Others took a more severe and questioning stance. Why are we wasting time and money sending 50 Britons on a fools' errand up a distant mountain? That was the indignant tone adopted by those who also calculated that the enterprise has cost us £3 million in Lottery and other grants to assist the various sports involved. Strange that an example of monumental squandering one day should abruptly take on the form of a colossal bargain the next. What do get for three million these days? You could probably pay the wages of the England football squad for a month or you could buy a knighthood or get the Government to help you acquire a few businesses overseas.

But I doubt if you could purchase the amount of flag-waving and national feel-good that enlivened our windswept mid-winter last week. But even that £3m does not give an accurate account of the value. Curling, men's and women's, received £15,000 last year, and considering how many Scots play the game that will hardly keep them in broom handles. That money, by the way, came from the Scottish Lottery fund, so the rest of us were cheered up at someone else's expense.
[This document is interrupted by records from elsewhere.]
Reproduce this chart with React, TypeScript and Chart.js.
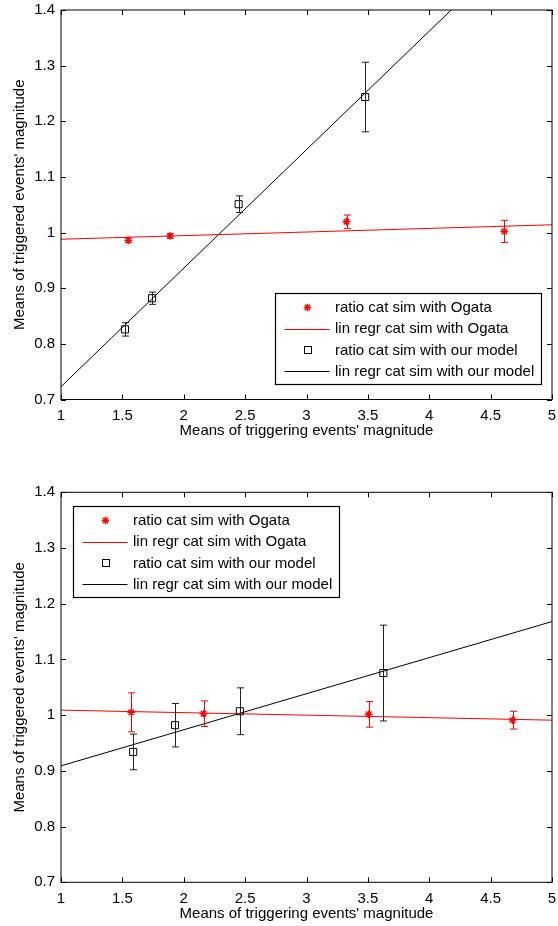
import React, { useEffect, useRef } from "react";
import { Chart, registerables } from "chart.js";

Chart.register(...registerables);

const FONT = "'Liberation Sans', Arial, Helvetica, sans-serif";

// ---------- text ----------
const legendLabels = [
  "ratio cat sim with Ogata",
  "lin regr cat sim with Ogata",
  "ratio cat sim with our model",
  "lin regr cat sim with our model",
];
const xAxisTitle = "Means of triggering events' magnitude";
const yAxisTitle = "Means of triggered events' magnitude";

// ---------- tick labels ----------
const xTickValues = [1, 1.5, 2, 2.5, 3, 3.5, 4, 4.5, 5];
const yTickValues = [0.7, 0.8, 0.9, 1, 1.1, 1.2, 1.3, 1.4];

// ---------- top panel data ----------
const topOgataX = [1.548, 1.888, 3.326, 4.611];
const topOgataY = [0.986, 0.994, 1.0195, 1.002];
const topOgataErr = [0.004, 0.004, 0.012, 0.02];
const topModelX = [1.521, 1.742, 2.447, 3.478];
const topModelY = [0.826, 0.882, 1.051, 1.2436];
const topModelErr = [0.012, 0.011, 0.015, 0.0625];
const topFitX = [1, 5];
const topOgataFitY = [0.988, 1.014];
const topModelFitY = [0.723, 1.575];

// ---------- bottom panel data ----------
const botOgataX = [1.572, 2.161, 3.507, 4.679];
const botOgataY = [1.005, 1.0026, 1.0015, 0.991];
const botOgataErr = [0.035, 0.023, 0.023, 0.016];
const botModelX = [1.588, 1.929, 2.457, 3.626];
const botModelY = [0.934, 0.982, 1.007, 1.0756];
const botModelErr = [0.032, 0.039, 0.042, 0.086];
const botFitX = [1, 5];
const botOgataFitY = [1.009, 0.991];
const botModelFitY = [0.909, 1.168];

const RED = "#ff0000";
const BLACK = "#000000";

type Panel = {
  ogataX: number[];
  ogataY: number[];
  ogataErr: number[];
  modelX: number[];
  modelY: number[];
  modelErr: number[];
  fitX: number[];
  ogataFitY: number[];
  modelFitY: number[];
  legendCorner: "se" | "nw";
  padTop: number;
  xAxisHeight: number;
  xTitlePadBottom: number;
};

const pts = (xs: number[], ys: number[]) => xs.map((x, i) => ({ x, y: ys[i] }));

const zeroPad = () => ({ left: 0, top: 0, right: 0, bottom: 0 });

function drawStar(ctx: CanvasRenderingContext2D, x: number, y: number, r: number) {
  ctx.beginPath();
  ctx.moveTo(x - r, y);
  ctx.lineTo(x + r, y);
  ctx.moveTo(x, y - r);
  ctx.lineTo(x, y + r);
  const d = r * Math.SQRT1_2;
  ctx.moveTo(x - d, y - d);
  ctx.lineTo(x + d, y + d);
  ctx.moveTo(x - d, y + d);
  ctx.lineTo(x + d, y - d);
  ctx.stroke();
}

function makeDecor(p: Panel) {
  return {
    id: "decor",
    afterDatasetsDraw(chart: any) {
      const { ctx, chartArea: a } = chart;
      const xs = chart.scales.x;
      const ys = chart.scales.y;
      ctx.save();
      // error bars
      const sets = [
        { x: p.ogataX, y: p.ogataY, e: p.ogataErr, c: RED },
        { x: p.modelX, y: p.modelY, e: p.modelErr, c: "#222222" },
      ];
      ctx.lineWidth = 1;
      sets.forEach((s) => {
        ctx.strokeStyle = s.c;
        s.x.forEach((xv, i) => {
          const px = Math.round(xs.getPixelForValue(xv)) + 0.5;
          const t = ys.getPixelForValue(s.y[i] + s.e[i]);
          const b = ys.getPixelForValue(s.y[i] - s.e[i]);
          ctx.beginPath();
          ctx.moveTo(px, t);
          ctx.lineTo(px, b);
          ctx.moveTo(px - 3.5, t);
          ctx.lineTo(px + 3.5, t);
          ctx.moveTo(px - 3.5, b);
          ctx.lineTo(px + 3.5, b);
          ctx.stroke();
        });
      });
      // frame
      ctx.strokeStyle = BLACK;
      ctx.lineWidth = 1;
      ctx.strokeRect(a.left, a.top, a.right - a.left, a.bottom - a.top);
      // inward ticks on all sides
      const TL = 5;
      ctx.beginPath();
      xs.ticks.forEach((t: any) => {
        const px = Math.round(xs.getPixelForValue(t.value)) + 0.5;
        ctx.moveTo(px, a.bottom);
        ctx.lineTo(px, a.bottom - TL);
        ctx.moveTo(px, a.top);
        ctx.lineTo(px, a.top + TL);
      });
      ys.ticks.forEach((t: any) => {
        const py = Math.round(ys.getPixelForValue(t.value)) + 0.5;
        ctx.moveTo(a.left, py);
        ctx.lineTo(a.left + TL, py);
        ctx.moveTo(a.right, py);
        ctx.lineTo(a.right - TL, py);
      });
      ctx.stroke();

      // legend
      const W = 266;
      const H = 91;
      let lx: number, ly: number;
      if (p.legendCorner === "se") {
        lx = a.right - 11 - W;
        ly = a.bottom - 15.5 - H;
      } else {
        lx = a.left + 12.3;
        ly = a.top + 13.4;
      }
      lx = Math.round(lx) + 0.5;
      ly = Math.round(ly) + 0.5;
      ctx.fillStyle = "#ffffff";
      ctx.fillRect(lx, ly, W, H);
      ctx.strokeStyle = BLACK;
      ctx.lineWidth = 1.2;
      ctx.strokeRect(lx, ly, W, H);
      ctx.font = `15px ${FONT}`;
      ctx.textBaseline = "middle";
      ctx.textAlign = "left";
      const ds = chart.data.datasets;
      ds.forEach((d: any, i: number) => {
        const ry = ly + 14 + i * 21.2;
        const color = d.borderColor;
        ctx.strokeStyle = color;
        ctx.lineWidth = 1;
        if (d.showLine) {
          ctx.beginPath();
          ctx.moveTo(lx + 9, Math.round(ry) + 0.5);
          ctx.lineTo(lx + 54, Math.round(ry) + 0.5);
          ctx.stroke();
        } else if (d.pointStyle === "star") {
          ctx.lineWidth = 1.4;
          drawStar(ctx, lx + 32, ry, 3.8);
        } else {
          ctx.strokeRect(Math.round(lx + 28.5) + 0.5, Math.round(ry - 3.5) + 0.5, 7, 7);
        }
        ctx.fillStyle = BLACK;
        ctx.fillText(d.label, lx + 59.5, ry + 0.5);
      });
      ctx.restore();
    },
  };
}

function PanelChart({ p }: { p: Panel }) {
  const ref = useRef<HTMLCanvasElement | null>(null);
  useEffect(() => {
    if (!ref.current) return;
    const chart = new Chart(ref.current, {
      type: "scatter",
      data: {
        datasets: [
          {
            label: legendLabels[0],
            data: pts(p.ogataX, p.ogataY),
            showLine: false,
            pointStyle: "star",
            pointRadius: 3.9,
            pointBorderWidth: 1.4,
            borderColor: RED,
            backgroundColor: RED,
            order: 1,
          } as any,
          {
            label: legendLabels[1],
            data: pts(p.fitX, p.ogataFitY),
            showLine: true,
            pointRadius: 0,
            borderWidth: 1,
            borderColor: RED,
            backgroundColor: RED,
            order: 2,
          } as any,
          {
            label: legendLabels[2],
            data: pts(p.modelX, p.modelY),
            showLine: false,
            pointStyle: "rect",
            pointRadius: 5,
            pointBorderWidth: 1,
            borderColor: BLACK,
            backgroundColor: "rgba(0,0,0,0)",
            order: 1,
          } as any,
          {
            label: legendLabels[3],
            data: pts(p.fitX, p.modelFitY),
            showLine: true,
            pointRadius: 0,
            borderWidth: 1,
            borderColor: BLACK,
            backgroundColor: BLACK,
            order: 2,
          } as any,
        ],
      },
      options: {
        animation: false,
        responsive: false,
        devicePixelRatio: 1,
        layout: { padding: { top: p.padTop, right: 3, left: 0, bottom: 0 } },
        plugins: {
          legend: { display: false },
          tooltip: { enabled: false },
        },
        scales: {
          x: {
            type: "linear",
            min: 1,
            max: 5,
            grid: { display: false, drawTicks: false },
            border: { display: false },
            afterBuildTicks: (s: any) => {
              s.ticks = xTickValues.map((v) => ({ value: v }));
            },
            afterFit: (s: any) => {
              s.height = p.xAxisHeight;
              s.paddingLeft = 0;
              s.paddingRight = 0;
              s.getPadding = zeroPad;
            },
            ticks: {
              autoSkip: false,
              maxRotation: 0,
              padding: 7.5,
              color: BLACK,
              font: { family: FONT, size: 15 },
              callback: (v: any) => String(v),
            },
            title: {
              display: true,
              text: xAxisTitle,
              color: BLACK,
              font: { family: FONT, size: 15 },
              padding: { top: 0, bottom: p.xTitlePadBottom },
            },
          },
          y: {
            type: "linear",
            min: 0.7,
            max: 1.4,
            grid: { display: false, drawTicks: false },
            border: { display: false },
            afterBuildTicks: (s: any) => {
              s.ticks = yTickValues.map((v) => ({ value: v }));
            },
            afterFit: (s: any) => {
              s.width = 61;
              s.paddingTop = 0;
              s.paddingBottom = 0;
              s.getPadding = zeroPad;
            },
            ticks: {
              autoSkip: false,
              padding: 6,
              color: BLACK,
              font: { family: FONT, size: 15 },
              callback: (v: any) => String(v),
            },
            title: {
              display: true,
              text: yAxisTitle,
              color: BLACK,
              font: { family: FONT, size: 15 },
              padding: { top: 11, bottom: 0 },
            },
          },
        },
      },
      plugins: [makeDecor(p)],
    } as any);
    return () => chart.destroy();
  }, [p]);
  return <canvas ref={ref} width={558} height={463} style={{ display: "block" }} />;
}

const topPanel: Panel = {
  ogataX: topOgataX,
  ogataY: topOgataY,
  ogataErr: topOgataErr,
  modelX: topModelX,
  modelY: topModelY,
  modelErr: topModelErr,
  fitX: topFitX,
  ogataFitY: topOgataFitY,
  modelFitY: topModelFitY,
  legendCorner: "se",
  padTop: 10,
  xAxisHeight: 63.5,
  xTitlePadBottom: 23,
};

const botPanel: Panel = {
  ogataX: botOgataX,
  ogataY: botOgataY,
  ogataErr: botOgataErr,
  modelX: botModelX,
  modelY: botModelY,
  modelErr: botModelErr,
  fitX: botFitX,
  ogataFitY: botOgataFitY,
  modelFitY: botModelFitY,
  legendCorner: "nw",
  padTop: 29.3,
  xAxisHeight: 43.7,
  xTitlePadBottom: 2.7,
};

export default function App() {
  return (
    <div
      style={{
        position: "absolute",
        left: 0,
        top: 0,
        width: 558,
        height: 926,
        background: "#ffffff",
      }}
    >
      <PanelChart p={topPanel} />
      <PanelChart p={botPanel} />
    </div>
  );
}
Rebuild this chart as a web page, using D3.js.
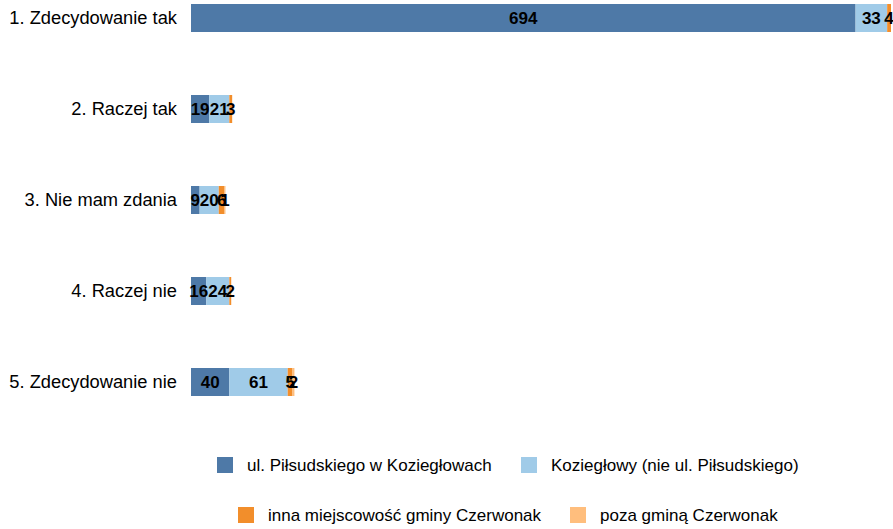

That's another point. Curling being almost exclusively a Scottish sport as far as these isles are concerned, there was not the slightest inclination to begrudge sharing the glory with Great Britain as a whole. On the contrary, they were delighted to win it draped in the Union flag, which is a lesson for the devolutionists to absorb.

It will be interesting to see what publicity they'll get in the London press when they next compete in the European or World Championships. Then, of course, they will be representing Scotland.

Their victory, and the success enjoyed in the skeleton event by Coomber, will bring very pleasant benefits. I am not thinking about what deserved rewards will come to them personally in the shape of endorsements and appearances but what strength their example will bring to the battle to convince this Government to do more for sport.

They stubbornly ignore all evidence of what sporting participation can do to help the health, fitness and leisure enjoyment of the country. We are constantly fobbed off with phoney initiatives but receive little in the way of practical encouragement. We are starved of adequate facilities, and those local clubs who try to fend for themselves are taxed for their pains and have to go through the expensive and laborious process of becoming a charity in order to qualify for relief from taxes and rates.

Recent figures reveal an alarming -increase in the levels of child obesity, yet the bulk of our schools still do not meet the basic requirements of physical education. And we are still losing school playing fields at a steady rate.

Sport at grass roots is in an appalling state and will continue to be until we make a serious and wholehearted attempt to match what the rest of Europe contributes to sporting development. And, all the while, the Treasury continue to sit on £3.5 billion of Lottery money, part of which should already be at work improving our sporting infrastructure.

What the curling heroines have achieved is to remind the nation of the benefits of sporting activity. They don't need help because theirs is an ancient game with deep roots in their society, but their gold medals show what can be done if ordinary people have the opportunity, the facilities and the encouragement to get out and play.

The word "ordinary" will never be applied to those girls again, but they are normal people in search of pleasure and fulfilment from a game that has no trace of glamour about it but generates an enviable spirit. That's something their critics cannot cope with. We cannot all win gold medals, but if we can encourage people of any age, sex or class to get out and take part in healthy and competitive activity they are going to reach heights of achievement they had not dreamed about and produce a better nation than the couch potatoes can provide.

The other beneficiaries from the curling gold, of course, were the BBC. Not for the first time, the Winter Olympics have provided the Beeb with hours of peak-time viewing at a bargain price, and but for the medals they would have come in for criticism for wasting our time and money.

Now they can be rightly praised for beaming a bit of glory into our homes. The relief at this was manifested first among the presenters, who had been talking mainly to themselves for 10 days or so while housed in a studio in London.

In order to beef up the interest, they tried desperately to create some affectionate rapport between the presenters. The main qualification in television direction these days seems to be chemistry engineering.

They took a chance in inflicting so much snowy action during a fortnight in which we were not exactly short of sport on our screens, what with the Six Nations, the Champions' League and the Uefa Cup. I'm delighted they got away with it. There's a wider range of folk to be considered than the beer-swilling throngs – among whom I am happy to be numbered – who crowd around the sets when the main sports are on.